◆ Work to complete
Leave out all pictures and give back precisely the lines from the line with "Emit a web page" to the line with "const fmt = v", including those two lines.

◆ Dataset excerpts
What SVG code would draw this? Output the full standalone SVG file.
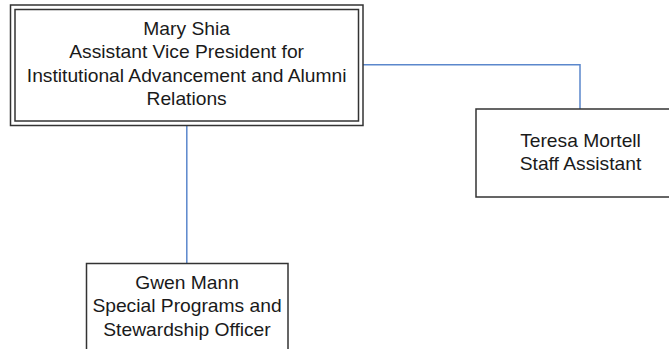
==
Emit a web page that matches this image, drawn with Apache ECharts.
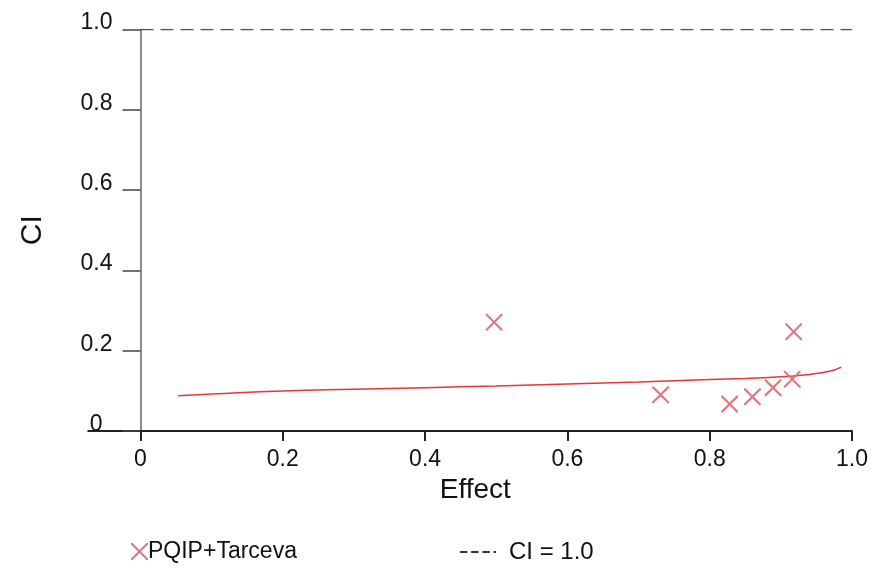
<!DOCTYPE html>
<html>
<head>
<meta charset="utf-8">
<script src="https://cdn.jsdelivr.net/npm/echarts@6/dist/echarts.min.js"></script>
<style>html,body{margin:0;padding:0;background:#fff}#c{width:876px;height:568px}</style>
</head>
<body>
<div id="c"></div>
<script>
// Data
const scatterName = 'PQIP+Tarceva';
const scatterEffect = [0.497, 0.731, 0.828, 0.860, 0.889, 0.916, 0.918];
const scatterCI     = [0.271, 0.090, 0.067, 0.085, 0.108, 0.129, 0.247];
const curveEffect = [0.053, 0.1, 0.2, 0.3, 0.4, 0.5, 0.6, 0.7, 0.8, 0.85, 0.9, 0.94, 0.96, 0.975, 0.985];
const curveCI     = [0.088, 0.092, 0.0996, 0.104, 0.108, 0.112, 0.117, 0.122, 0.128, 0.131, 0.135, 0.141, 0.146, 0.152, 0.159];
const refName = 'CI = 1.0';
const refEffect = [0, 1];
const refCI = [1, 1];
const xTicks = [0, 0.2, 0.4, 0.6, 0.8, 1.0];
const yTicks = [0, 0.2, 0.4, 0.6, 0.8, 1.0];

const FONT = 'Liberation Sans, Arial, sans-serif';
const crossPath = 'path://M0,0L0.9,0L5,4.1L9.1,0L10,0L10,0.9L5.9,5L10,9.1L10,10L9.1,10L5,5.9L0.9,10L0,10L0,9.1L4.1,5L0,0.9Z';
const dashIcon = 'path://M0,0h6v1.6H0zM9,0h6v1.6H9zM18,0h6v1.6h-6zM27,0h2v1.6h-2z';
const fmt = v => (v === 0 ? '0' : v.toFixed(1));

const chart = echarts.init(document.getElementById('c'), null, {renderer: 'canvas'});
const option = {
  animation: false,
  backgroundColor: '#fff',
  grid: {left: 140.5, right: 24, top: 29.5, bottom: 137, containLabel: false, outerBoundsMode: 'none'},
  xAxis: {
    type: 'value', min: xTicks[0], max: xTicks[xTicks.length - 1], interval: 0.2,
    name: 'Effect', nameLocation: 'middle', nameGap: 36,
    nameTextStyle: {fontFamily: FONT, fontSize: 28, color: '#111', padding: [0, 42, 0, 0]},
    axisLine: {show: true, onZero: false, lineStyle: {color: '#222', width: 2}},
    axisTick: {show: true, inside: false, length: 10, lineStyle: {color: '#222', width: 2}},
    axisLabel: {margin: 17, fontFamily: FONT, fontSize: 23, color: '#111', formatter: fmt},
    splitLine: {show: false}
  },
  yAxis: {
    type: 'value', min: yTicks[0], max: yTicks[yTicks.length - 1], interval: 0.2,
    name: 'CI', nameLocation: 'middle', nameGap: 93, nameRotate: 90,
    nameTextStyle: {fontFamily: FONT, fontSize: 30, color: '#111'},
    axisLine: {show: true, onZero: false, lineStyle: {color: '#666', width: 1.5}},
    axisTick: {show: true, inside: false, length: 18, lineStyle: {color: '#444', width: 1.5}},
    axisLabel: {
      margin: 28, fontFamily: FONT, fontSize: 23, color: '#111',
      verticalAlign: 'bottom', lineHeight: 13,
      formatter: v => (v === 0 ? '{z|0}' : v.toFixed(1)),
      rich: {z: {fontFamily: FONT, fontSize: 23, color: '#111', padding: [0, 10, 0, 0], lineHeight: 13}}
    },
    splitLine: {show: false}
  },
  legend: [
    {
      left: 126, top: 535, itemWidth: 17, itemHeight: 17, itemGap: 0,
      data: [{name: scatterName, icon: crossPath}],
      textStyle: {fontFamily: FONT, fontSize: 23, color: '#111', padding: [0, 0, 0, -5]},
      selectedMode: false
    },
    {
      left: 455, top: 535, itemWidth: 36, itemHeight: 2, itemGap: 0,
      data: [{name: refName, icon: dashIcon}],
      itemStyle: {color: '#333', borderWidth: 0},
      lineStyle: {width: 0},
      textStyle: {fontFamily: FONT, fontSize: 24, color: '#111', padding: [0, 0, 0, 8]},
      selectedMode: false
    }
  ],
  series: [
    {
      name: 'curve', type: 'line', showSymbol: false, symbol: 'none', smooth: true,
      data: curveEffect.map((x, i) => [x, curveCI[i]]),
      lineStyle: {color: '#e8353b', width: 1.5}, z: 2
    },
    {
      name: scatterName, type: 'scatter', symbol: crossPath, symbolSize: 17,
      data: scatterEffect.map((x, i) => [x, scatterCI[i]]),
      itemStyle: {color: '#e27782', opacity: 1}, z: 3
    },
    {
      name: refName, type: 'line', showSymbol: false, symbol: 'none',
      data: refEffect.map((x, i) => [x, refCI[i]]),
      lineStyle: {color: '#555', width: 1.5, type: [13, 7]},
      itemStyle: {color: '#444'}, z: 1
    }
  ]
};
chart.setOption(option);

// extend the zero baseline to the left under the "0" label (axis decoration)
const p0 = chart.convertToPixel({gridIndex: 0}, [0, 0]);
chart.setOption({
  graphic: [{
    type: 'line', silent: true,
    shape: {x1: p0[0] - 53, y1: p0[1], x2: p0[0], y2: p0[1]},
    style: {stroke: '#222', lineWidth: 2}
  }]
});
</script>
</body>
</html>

◆ Answer in full
Emit a web page that matches this image, drawn with Apache ECharts.
<!DOCTYPE html>
<html>
<head>
<meta charset="utf-8">
<script src="https://cdn.jsdelivr.net/npm/echarts@6/dist/echarts.min.js"></script>
<style>html,body{margin:0;padding:0;background:#fff}#c{width:876px;height:568px}</style>
</head>
<body>
<div id="c"></div>
<script>
// Data
const scatterName = 'PQIP+Tarceva';
const scatterEffect = [0.497, 0.731, 0.828, 0.860, 0.889, 0.916, 0.918];
const scatterCI     = [0.271, 0.090, 0.067, 0.085, 0.108, 0.129, 0.247];
const curveEffect = [0.053, 0.1, 0.2, 0.3, 0.4, 0.5, 0.6, 0.7, 0.8, 0.85, 0.9, 0.94, 0.96, 0.975, 0.985];
const curveCI     = [0.088, 0.092, 0.0996, 0.104, 0.108, 0.112, 0.117, 0.122, 0.128, 0.131, 0.135, 0.141, 0.146, 0.152, 0.159];
const refName = 'CI = 1.0';
const refEffect = [0, 1];
const refCI = [1, 1];
const xTicks = [0, 0.2, 0.4, 0.6, 0.8, 1.0];
const yTicks = [0, 0.2, 0.4, 0.6, 0.8, 1.0];

const FONT = 'Liberation Sans, Arial, sans-serif';
const crossPath = 'path://M0,0L0.9,0L5,4.1L9.1,0L10,0L10,0.9L5.9,5L10,9.1L10,10L9.1,10L5,5.9L0.9,10L0,10L0,9.1L4.1,5L0,0.9Z';
const dashIcon = 'path://M0,0h6v1.6H0zM9,0h6v1.6H9zM18,0h6v1.6h-6zM27,0h2v1.6h-2z';
const fmt = v => (v === 0 ? '0' : v.toFixed(1));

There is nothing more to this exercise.